Jari Arkko wrote:
David Hopwood wrote:
> At the MASS/DKIM BOF we are being required to produce such a thing as a
> prerequisite to even getting chartered as a working group.
A more pertinent request at that stage might be, "Please clarify the
security requirements for this protocol." IOW, what is the protocol
supposed to enforce or protect, under the assumption that it will be
used in the Internet environment with the "fairly well understood
threat model" described above?
Hmm. It may be that its well understood what the threat model in the
Internet. (But if so, why are we having so many problems?)
Several reasons (which are not independent):
- most of the protocols that we *deploy* are not secure in that model.
We need to pay more attention to aspects of protocols that act as
obstacles to deployment, and in particular reduce the costs (monetary,
support, reliability, usability, performance, etc.) of using more
secure protocols.
- although the assumption of intrusion-resistant end-systems is necessary
for security, the operating systems running on most machines (particularly,
but not exclusively, Microsoft Windows) do not adequately support it.
It's like building on sand.
- most security problems are treated as just implementation bugs to be
patched. This does not address the fundamental design flaws that lead
to these problems being so common and having such serious effects,
including in particular:
* use of unsafe programming languages (that is, languages in which
common errors cause undefined behaviour)
* the property of conventional operating systems that programs
run by a user almost always act with the full authority of the user.
- even where implementations of systems correctly support secure protocols,
they are often configured to be insecure by default; insufficient attention
is paid to reducing the effort needed to produce a secure configuration,
to make this effort incremental as users start to make use of functions
that require configuration, and to reduce potential sources of error.

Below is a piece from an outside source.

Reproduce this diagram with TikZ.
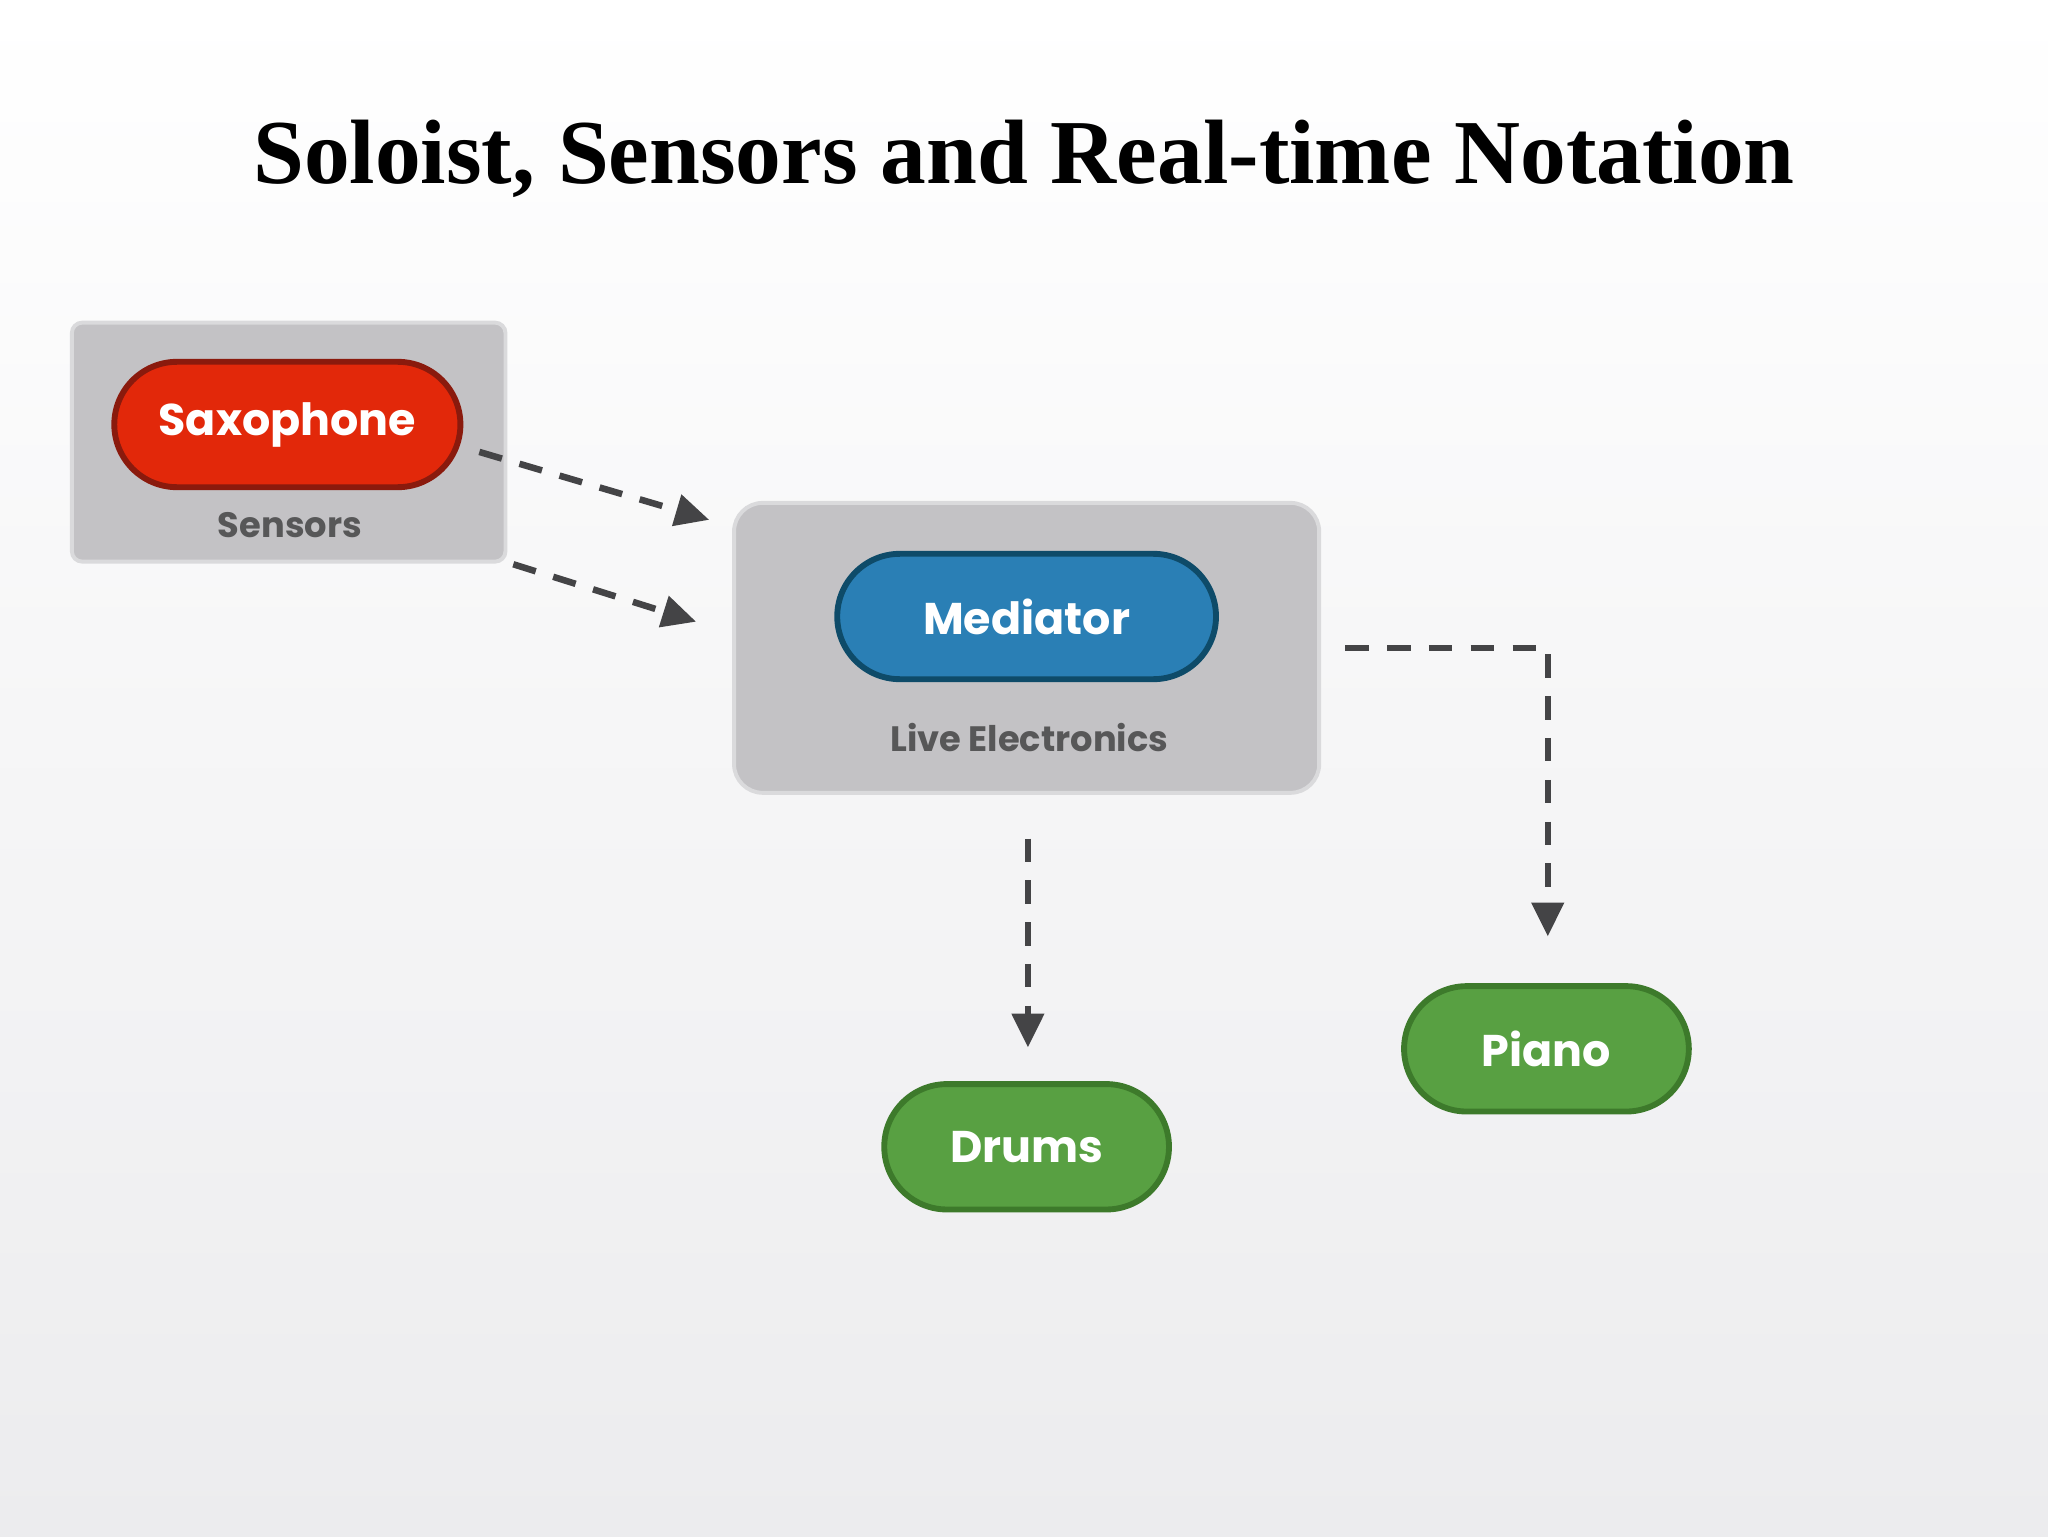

- user interfaces do not give the necessary information for users to make
informed security decisions, or else give too much information and do
not make it clear what is important. There is hardly any HCI testing of
security interfaces.
- there is an unhelpful perception that security and usability are necessarily
in opposition, which leads to system designers being satisfied with designs
that are not good enough from the point of view of being simultaneously
secure and usable. The paper "User Interaction Design for Secure Systems"
at <http://www.sims.berkeley.edu/~ping/sid/> is essential reading. Here's
an important point from its introduction:
Among the most spectacular of recent security problems are e-mail attach-
ment viruses. Many of these are good real-life examples of security
violations in the absence of software errors: at no point in their
propagation does any application or system software behave differently
than its programmers would expect. The e-mail client correctly displays
the message and correctly decodes the attachment; the system correctly
executes the virus program when the user opens the attachment. Rather,
the problem exists because the functionally correct behaviour is
inconsistent with what the user would want.